Have you ever wondered why some contracts contain a provision that states that the purchaser has paid the seller $100 as "Option Consideration?" To understand the reason for including a provision like that in a contract, start with the premise that an option requires the payment of consideration to the seller to be enforceable. The law will not enforce a completely one-sided agreement if the party that is required to perform gets nothing in return for the promise to perform. An option, where the seller is required to sell his property at the election of the Purchaser, but the Purchaser is not required to buy, is a one-sided or "unilateral" agreement. To assure that the Purchaser will be able to enforce the option if the Purchaser chooses to buy the Property, the Purchaser should pay the seller something at the time the option agreement is made. The payment should be non-refundable, even if the Purchaser decides not to buy the Property. Although sellers often require substantial payments to compensate them for tying up their property for a period of time, a hundred dollars is sufficient consideration to cause an option to be legally enforceable.
A contract of sale is typically different from an option, in that it is a two-sided or "bilateral" agreement. The seller has agreed to be obligated to sell, and the purchaser has agreed to be obligated to buy. Even if the contract has a contingency for the benefit of the purchaser, such as a financing contingency, the contract would still be bilateral if the purchaser is required to do something, such as make application for financing. A bilateral contract does not need independent consideration, since promises and obligations are sufficient consideration. In a bilateral contract of sale, the seller and purchaser have each promised to be obligated to do something, unlike an option where the purchaser has no obligations.

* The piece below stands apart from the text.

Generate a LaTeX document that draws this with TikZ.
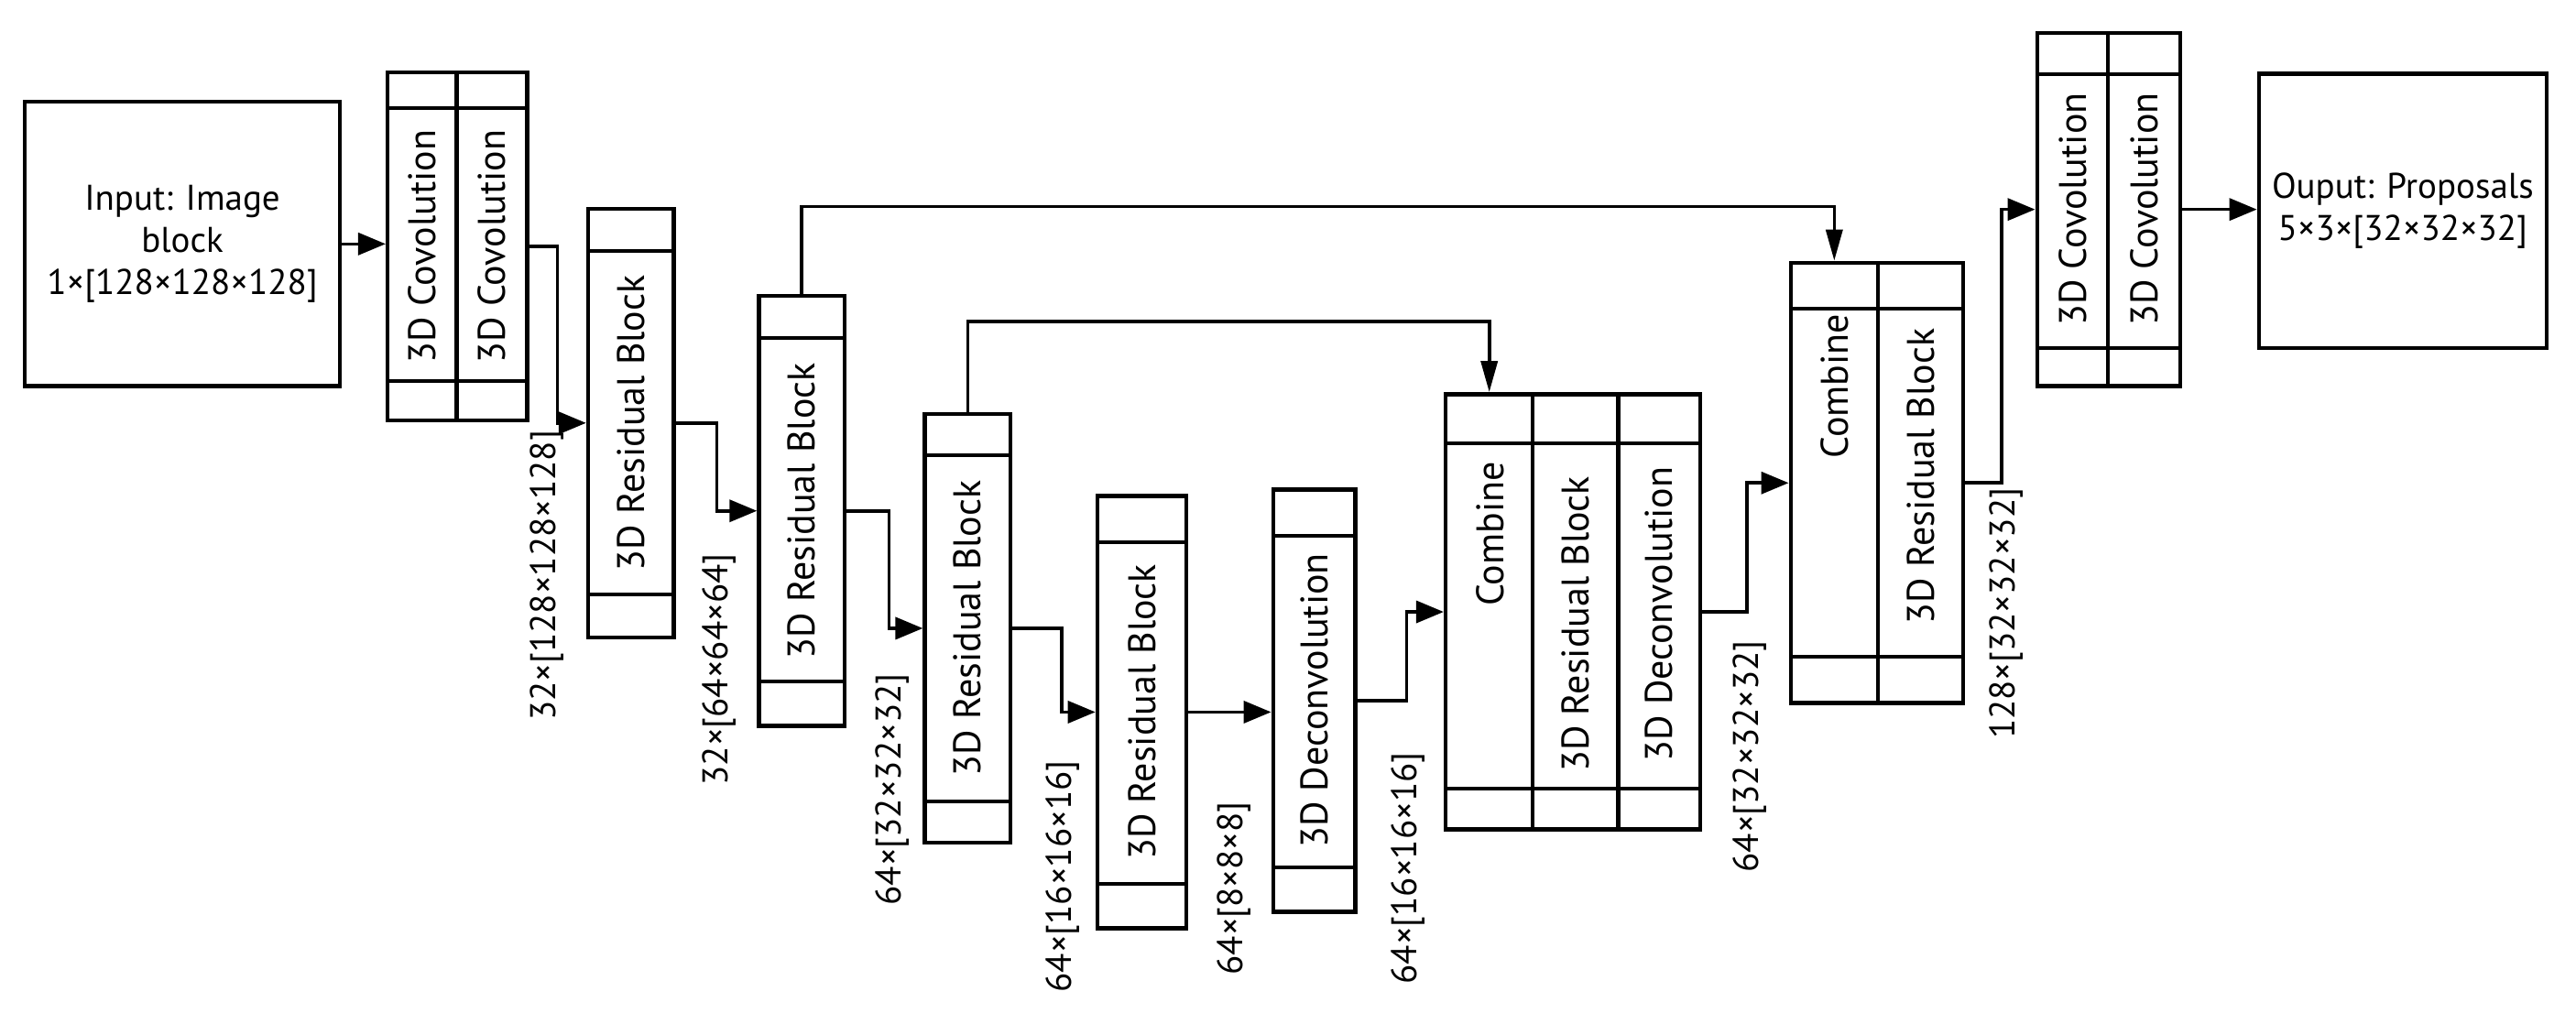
\documentclass[tikz,border=0pt]{standalone}
\usepackage{fontspec}
\setmainfont{PT Sans}
\usetikzlibrary{arrows.meta,fit,calc}
\newcommand{\colblk}[7]{%
  \node[box, fit={(#2,#3)(#4,#5)}] (#1) {};
  \draw[ln] (#2,#6) -- (#4,#6) (#2,#7) -- (#4,#7);
}
\begin{document}
\begin{tikzpicture}[x=1.7934pt,y=-1.7934pt,
  box/.style={draw, line width=4.5pt, inner sep=0pt},
  ln/.style={line width=4pt},
  arr/.style={line width=3.6pt, -{Triangle[length=30pt,width=24pt]}},
  sarr/.style={line width=3.6pt, -{Triangle[length=34pt,width=18pt]}},
  ctext/.style={rotate=90, font=\fontsize{42}{46}\selectfont, inner sep=0pt},
  lbl/.style={rotate=90, anchor=east, font=\fontsize{39}{42}\selectfont, inner sep=0pt},
  btext/.style={align=center, font=\fontsize{39}{46}\selectfont}
]
\useasboundingbox (0,0) rectangle (1568,630);
\fill[white] (0,0) rectangle (1568,630);

% input and output
\node[box, fit={(15,62)(207,235)}] (inp) {};
\node[btext] (inpt) at (inp) {Input: Image\\block\\1×[128×128×128]};
\node[box, fit={(1375,45)(1550,212)}] (out) {};
\node[btext] (outt) at (out) {Ouput: Proposals\\5×3×[32×32×32]};

% blocks
\colblk{conv1a}{236}{44}{278}{256}{66}{232}
\colblk{conv1b}{278}{44}{321}{256}{66}{232}
\colblk{res1}{358}{127}{410}{388}{153}{362}
\colblk{res2}{462}{180}{514}{442}{206}{415}
\colblk{res3}{563}{252}{615}{513}{277}{488}
\colblk{res4}{668}{302}{722}{565}{330}{538}
\colblk{dec}{775}{298}{825}{555}{326}{528}
\colblk{comb1a}{880}{240}{933}{505}{270}{480}
\colblk{comb1b}{933}{240}{985}{505}{270}{480}
\colblk{comb1c}{985}{240}{1035}{505}{270}{480}
\colblk{comb2a}{1090}{160}{1143}{428}{188}{400}
\colblk{comb2b}{1143}{160}{1195}{428}{188}{400}
\colblk{conv2a}{1240}{20}{1283}{235}{45}{212}
\colblk{conv2b}{1283}{20}{1327}{235}{45}{212}

% block texts
\node[ctext] (conv1at) at (conv1a) {3D Covolution};
\node[ctext] (conv1bt) at (conv1b) {3D Covolution};
\node[ctext] (res1t) at (res1) {3D Residual Block};
\node[ctext] (res2t) at (res2) {3D Residual Block};
\node[ctext] (res3t) at (res3) {3D Residual Block};
\node[ctext] (res4t) at (res4) {3D Residual Block};
\node[ctext] (dect) at (dec) {3D Deconvolution};
\node[ctext] (comb1at) at (907,325) {Combine};
\node[ctext] (comb1bt) at (959,380) {3D Residual Block};
\node[ctext] (comb1ct) at (1010,374) {3D Deconvolution};
\node[ctext] (comb2at) at (1117,235) {Combine};
\node[ctext] (comb2bt) at (1169,290) {3D Residual Block};
\node[ctext] (conv2at) at (conv2a) {3D Covolution};
\node[ctext] (conv2bt) at (conv2b) {3D Covolution};

% connectors
\draw[arr] (inp.east) -- (conv1a.west |- inp.east);
\draw[arr] (conv1b.east) -- ++(17,0) |- (res1.west);
\draw[arr] (res1.east) -- ++(25,0) |- (res2.west);
\draw[arr] (res2.east) -- ++(26,0) |- (res3.west);
\draw[arr] (res3.east) -- ++(30,0) |- (res4.west);
\draw[arr] (res4.east) -- (res4.east -| dec.west);
\draw[arr] (dec.east) -- ++(30,0) |- (comb1a.west);
\draw[arr] (comb1c.east) -- ++(27,0) |- (comb2a.west);
\draw[arr] (comb2b.east) -- ++(22,0) |- (conv2a.west);
\draw[arr] (conv2b.east) -- (conv2b.east -| out.west);
\draw[sarr] (res2.north) -- ++(0,-53) -| (comb2a.north);
\draw[sarr] (res3.north) -- ++(0,-55) -| (comb1a.north);

% size labels
\node[lbl] (l1) at (333,262) {32×[128×128×128]};
\node[lbl] (l2) at (438,337) {32×[64×64×64]};
\node[lbl] (l3) at (543,410) {64×[32×32×32]};
\node[lbl] (l4) at (647,463) {64×[16×16×16]};
\node[lbl] (l5) at (751,488) {64×[8×8×8]};
\node[lbl] (l6) at (857,458) {64×[16×16×16]};
\node[lbl] (l7) at (1065,390) {64×[32×32×32]};
\node[lbl] (l8) at (1221,297) {128×[32×32×32]};
\end{tikzpicture}
\end{document}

So, why does a bilateral contract sometimes require a provision that independent option consideration has been paid? The answer is that what appears to be a bilateral contract, when it has a "free look" provision, may be construed by a court to be a one-sided, unilateral contract. If, for example, the contract allows the purchaser to have a period of time to inspect the Property and gives the purchaser the right to cancel the contract for any reason (or no reason), then the Contract looks a lot like an option. If the purchaser is entitled to require that the earnest money be refunded, then the seller is left with nothing in exchange for the seller's promise.
If a court construes a contract as an option and sees that the seller may receive no consideration, then the court could hold that the purchaser is not entitled to enforce the contract.
If someone were to read an "Option Consideration" provision without an understanding of its purpose, it would appear to be for the benefit of the seller. After all, it requires the purchaser to pay non-refundable money (usually $100) to the seller. But the provision is included in the contract for the benefit of the purchaser, because it helps assure that the contract will be enforceable against the seller. With that provision, and assuming that the consideration is actually paid to the seller, the contract should not be found to be unenforceable, at least not due to failure of consideration.